ここでの「精神検査」というのは,今でいう知能検査のことです。
著者は心理学者の黒田亮先生で,Wikipediaには「旧制新潟高等学校教授などをへて1926年(昭和1年)京城帝国大学助教授」と書かれていますので,ちょうどこの論文が執筆された頃は新潟高等学校に務めていた頃です。
高等学校
この論文では,大正10(1921)年度の新潟高等学校の入学試験への志願者を対象としたデータを分析しています。文科268名,理科302名,合計570名という大きなデータが分析の対象になっています。当時のことを考えると,大変な分析だったのではないでしょうか……。
精神検査
この研究で用いられている精神検査は,「加算」「置換」「抹消」という3つの課題で構成されています。
加算は1桁の数字を足し合わせていく課題,置換は(おそらく)数字と記号を置き換えていくような課題,末梢は(おそらく)並んでいる特定の図形を消していく課題だと思います。それぞれ制限時間2分間で,集団実施されているようです。
これらの検査は学科試験が終了した翌日から翌々日にかけて,身体検査を済ませた人からおおよそ20名を1室に集めて集団で行われたそうです。身体検査もするのですね……。
相関係数
相関係数は,SpearmanのFoot-rule methodという方法で計算されています。入学試験の科目は,国語漢文,数学,英語,歴地化(歴史・地理・化学?)の4教科です。
結果はどうなったのでしょうか?
4教科の合計得点と精神検査との関連は,次のような結果になっています。
◎加算:0.110
◎置換:0.187
◎末梢:0.016
◎精神検査合計:0.110
どの結果も,とても低い相関係数になっています。4教科それぞれとの相関係数を見ても,いちばん高い関連で置換の検査と歴地化とのあいだの0.203の相関係数でした。やはり,あまり高い相関係数ではありませんね。
加えて,精神検査の3つの検査の間の相関係数も,あまり高いものではありません。
◎加算と置換:0.187
◎加算と末梢:0.110
◎末梢と置換:0.397
一方で,4教科の入試科目の間の相関係数は,中程度の関連が見られています。最低が国語と数学の0.279,一番高いのが英語と国語漢文の0.576です。
論文を見ていくと,やはり精神検査と入試結果との相関係数の低さが予想外の結果として捉えられているようです。

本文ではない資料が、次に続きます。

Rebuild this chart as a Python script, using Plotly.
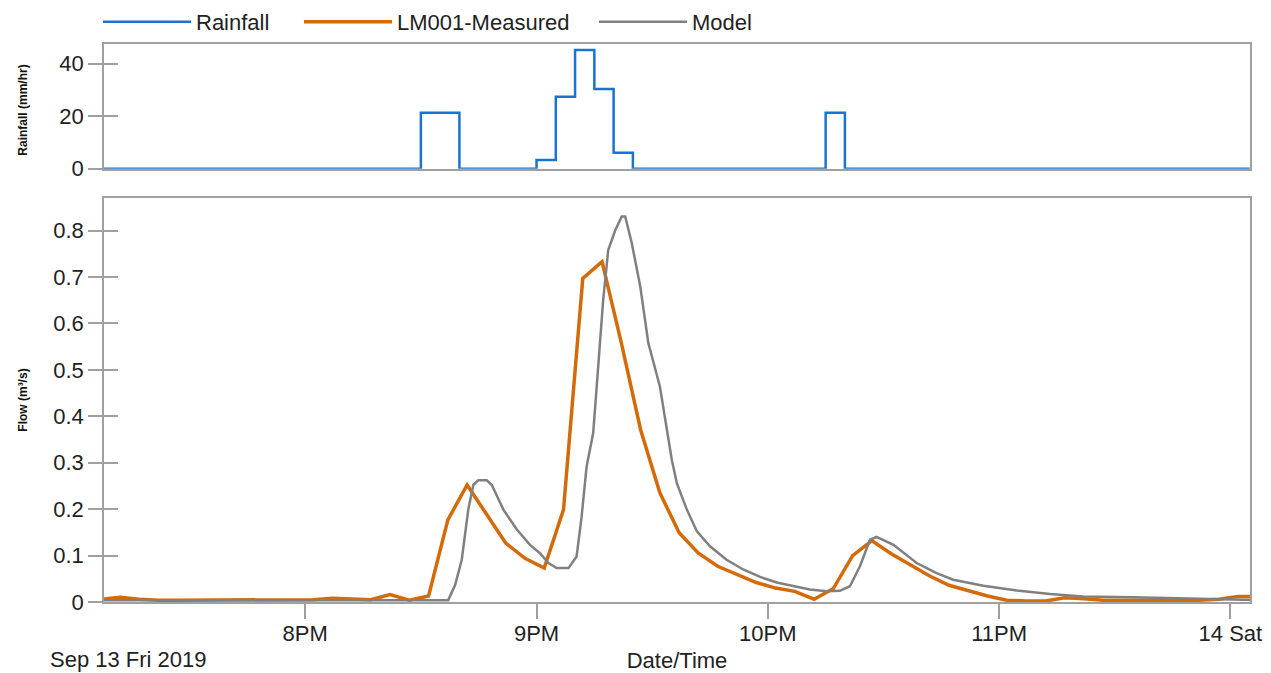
import pandas as pd
import plotly.graph_objects as go

# ---------------- data ----------------
# Rainfall (mm/hr), 5-minute intervals starting 2019-09-13 19:05
rain_start = "2019-09-13 19:05"
rain_values = [
    0, 0, 0, 0, 0, 0, 0, 0, 0, 0, 0, 0, 0, 0, 0, 0, 0,      # 19:05 - 20:25
    21.3, 21.3,                                              # 20:30 - 20:35
    0, 0, 0, 0,                                              # 20:40 - 20:55
    3.3, 27.4, 45.2, 30.4, 6.1,                              # 21:00 - 21:20
    0, 0, 0, 0, 0, 0, 0, 0, 0, 0,                            # 21:25 - 22:10
    21.3,                                                    # 22:15
    0, 0, 0, 0, 0, 0, 0, 0, 0, 0, 0, 0, 0, 0, 0, 0, 0, 0, 0, 0, 0, 0,  # 22:20 - 00:05
]

# LM001-Measured flow (m3/s), 5-minute intervals starting 2019-09-13 19:07
meas_start = "2019-09-13 19:07"
meas_values = [
    0.006, 0.010, 0.006, 0.004, 0.004, 0.004, 0.005, 0.005, 0.005, 0.005,
    0.004, 0.005, 0.008, 0.006, 0.005, 0.016, 0.004, 0.013, 0.177, 0.252,
    0.190, 0.127, 0.094, 0.073, 0.199, 0.697, 0.733, 0.558, 0.371, 0.235,
    0.149, 0.105, 0.077, 0.059, 0.042, 0.030, 0.023, 0.006, 0.029, 0.100,
    0.132, 0.104, 0.079, 0.056, 0.036, 0.025, 0.013, 0.004, 0.002, 0.002,
    0.009, 0.007, 0.004, 0.004, 0.004, 0.004, 0.004, 0.004, 0.006, 0.012,
    0.012,
]

# Model flow (m3/s): minutes after 2019-09-13 19:00 and values
model_base = "2019-09-13 19:00"
model_minutes = [
    0, 97.1, 98.9, 100.6, 102.3, 103.6, 104.9, 107.1, 108.4, 111.4,
    114.9, 118.3, 120.9, 123.1, 125.2, 128.3, 130.4, 131.7, 133.0, 134.7,
    136.0, 137.3, 138.6, 140.4, 142.1, 143.0, 144.7, 146.9, 149.0, 152.0,
    155.1, 156.4, 159.0, 161.6, 165.0, 169.3, 173.6, 178.0, 182.3, 186.6,
    190.9, 195.3, 198.7, 201.3, 203.9, 206.5, 208.2, 212.6, 218.6, 223.8,
    228.1, 235.9, 244.6, 253.2, 261.8, 274.8, 287.8, 303.3, 310.0,
]
model_values = [
    0.004, 0.004, 0.037, 0.091, 0.199, 0.252, 0.262, 0.262, 0.252, 0.199,
    0.156, 0.123, 0.105, 0.084, 0.073, 0.073, 0.098, 0.184, 0.292, 0.364,
    0.507, 0.651, 0.758, 0.800, 0.830, 0.830, 0.773, 0.680, 0.558, 0.464,
    0.306, 0.256, 0.199, 0.152, 0.120, 0.091, 0.070, 0.054, 0.042, 0.034,
    0.027, 0.023, 0.024, 0.034, 0.077, 0.134, 0.140, 0.123, 0.084, 0.062,
    0.048, 0.035, 0.025, 0.017, 0.012, 0.010, 0.007, 0.005, 0.005,
]

x_tick_vals = ["2019-09-13 20:00", "2019-09-13 21:00", "2019-09-13 22:00",
               "2019-09-13 23:00", "2019-09-14 00:00"]
x_tick_text = ["8PM", "9PM", "10PM", "11PM", "14 Sat"]
x_range = ["2019-09-13 19:07:48", "2019-09-14 00:05:05"]

rain_ticks = [0, 20, 40]
flow_ticks = [0, 0.1, 0.2, 0.3, 0.4, 0.5, 0.6, 0.7, 0.8]
rain_range = [0, 47.5]
flow_range = [0, 0.87]

# ---------------- build ----------------
rain_t = pd.date_range(rain_start, periods=len(rain_values), freq="5min")
meas_t = pd.date_range(meas_start, periods=len(meas_values), freq="5min")
model_t = pd.Timestamp(model_base) + pd.to_timedelta(model_minutes, unit="min")

FONT = "Liberation Sans, Arial, sans-serif"
FS = 22
TXT = "#222222"
FRAME = "#a0a0a0"
BLUE = "#1a73d1"
ORANGE = "#d46b08"
GREY = "#808080"

W, H = 1271, 673
L, R, T, B = 104, 21, 44, 71
plot_w = W - L - R
plot_h = H - T - B

fig = go.Figure()
fig.add_trace(go.Scatter(x=rain_t, y=rain_values, name="Rainfall", mode="lines",
                         line=dict(color=BLUE, width=2.5, shape="hv"),
                         xaxis="x2", yaxis="y2", legend="legend"))
fig.add_trace(go.Scatter(x=meas_t, y=meas_values, name="LM001-Measured", mode="lines",
                         line=dict(color=ORANGE, width=3.5),
                         xaxis="x", yaxis="y", legend="legend2"))
fig.add_trace(go.Scatter(x=model_t, y=model_values, name="Model", mode="lines",
                         line=dict(color=GREY, width=2.5),
                         xaxis="x", yaxis="y", legend="legend3"))
# empty traces so the overlay axes (inner half of the crossing y ticks) render
fig.add_trace(go.Scatter(x=[], y=[], xaxis="x", yaxis="y3", showlegend=False,
                         hoverinfo="skip"))
fig.add_trace(go.Scatter(x=[], y=[], xaxis="x2", yaxis="y4", showlegend=False,
                         hoverinfo="skip"))

bottom_dom = [0, (602.3 - 198.3) / plot_h]
top_dom = [(602.3 - 169) / plot_h, 1]

axis_common = dict(showline=True, linecolor=FRAME, linewidth=1.5, mirror=True,
                   showgrid=False, zeroline=False, automargin=False,
                   tickfont=dict(family=FONT, size=FS, color=TXT))


def leg(px):
    return dict(orientation="h", xref="paper", x=(px - L) / plot_w, xanchor="left",
                yref="container", y=1 - 22 / H, yanchor="middle",
                font=dict(family=FONT, size=FS, color=TXT),
                itemwidth=88, bgcolor="rgba(0,0,0,0)")


fig.update_layout(
    width=W, height=H,
    margin=dict(l=L, r=R, t=T, b=B, autoexpand=False),
    paper_bgcolor="white", plot_bgcolor="white",
    font=dict(family=FONT, size=FS, color=TXT),
    showlegend=True,
    legend=leg(98), legend2=leg(299), legend3=leg(594),
    xaxis=dict(**axis_common, domain=[0, 1], anchor="y", type="date",
               range=x_range, tickvals=x_tick_vals, ticktext=x_tick_text,
               ticks="outside", ticklen=15, tickcolor=FRAME, tickwidth=1.5,
               ticklabelstandoff=-4,
               title=dict(text="Date/Time", standoff=8,
                          font=dict(family=FONT, size=FS, color=TXT))),
    xaxis2=dict(**axis_common, domain=[0, 1], anchor="y2", type="date",
                matches="x", range=x_range, showticklabels=False, ticks=""),
    yaxis=dict(**axis_common, domain=bottom_dom, anchor="x", range=flow_range,
               tickvals=flow_ticks, ticks="outside", ticklen=14,
               tickcolor=FRAME, tickwidth=1.5),
    yaxis2=dict(**axis_common, domain=top_dom, anchor="x2", range=rain_range,
                tickvals=rain_ticks, ticks="outside", ticklen=14,
                tickcolor=FRAME, tickwidth=1.5),
    yaxis3=dict(overlaying="y", anchor="x", side="left", range=flow_range,
                tickvals=flow_ticks, ticks="inside", ticklen=14,
                tickcolor=FRAME, tickwidth=1.5, showticklabels=False,
                showgrid=False, zeroline=False, showline=False, automargin=False),
    yaxis4=dict(overlaying="y2", anchor="x2", side="left", range=rain_range,
                tickvals=rain_ticks, ticks="inside", ticklen=14,
                tickcolor=FRAME, tickwidth=1.5, showticklabels=False,
                showgrid=False, zeroline=False, showline=False, automargin=False),
    annotations=[
        dict(text="Rainfall (mm/hr)", textangle=-90, xref="paper", yref="paper",
             x=(23 - L) / plot_w, y=(602.3 - 111) / plot_h, xanchor="center",
             yanchor="middle", showarrow=False,
             font=dict(family=FONT, size=12, color="#111111", weight="bold")),
        dict(text="Flow (m³/s)", textangle=-90, xref="paper", yref="paper",
             x=(23 - L) / plot_w, y=(602.3 - 401) / plot_h, xanchor="center",
             yanchor="middle", showarrow=False,
             font=dict(family=FONT, size=12, color="#111111", weight="bold")),
        dict(text="Sep 13 Fri 2019", xref="paper", yref="paper",
             x=(48 - L) / plot_w, y=-(660 - 602.3) / plot_h, xanchor="left",
             yanchor="middle", showarrow=False,
             font=dict(family=FONT, size=FS, color=TXT)),
    ],
)

fig.write_html("out.html")
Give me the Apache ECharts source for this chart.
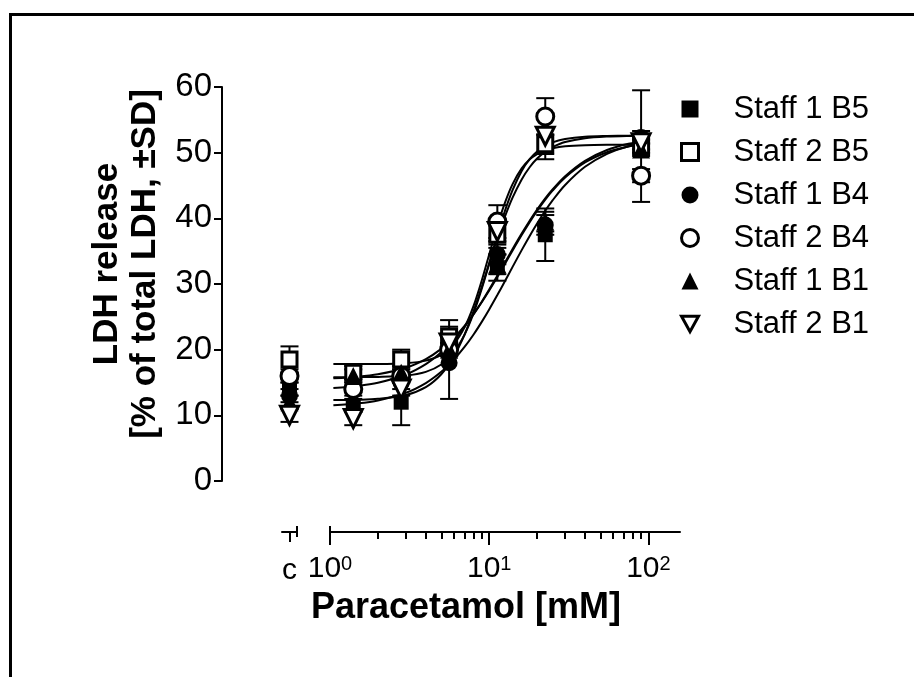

もう少し詳しくデータを見てみたいところですが,100年前の論文ですのでどうしても情報が少ないのが残念です。
おまけ
さて,この論文の最後の次のコラムに,興味深い記述も見つけました。
9月24日の夕方,学士会館で,大槻快尊,上野陽一,古賀行義の3名が海外に向かうということで,送別会が開かれたという記事です。
大槻快尊は心理学者でありかつ真言宗智山派の僧侶,日本で海外の実験心理学を紹介した研究者です。
上野陽一は産業心理学者で,産業能率短期大学の設立者でもあります。
古賀行義はおそらくこの海外渡航で,ロンドンまで行きピアソンの元で学んで帰ってくることになるようです。1930年から1956年まで,広島大学の教授を務めています。
今から100年前,海外に渡航するのも大変な時代だっただろうと想像します(もちろん船旅ですしね)。しかし,こうやって海外の知識が日本に紹介されつつ,日本の心理学が発展してきたことが想像される記事でした。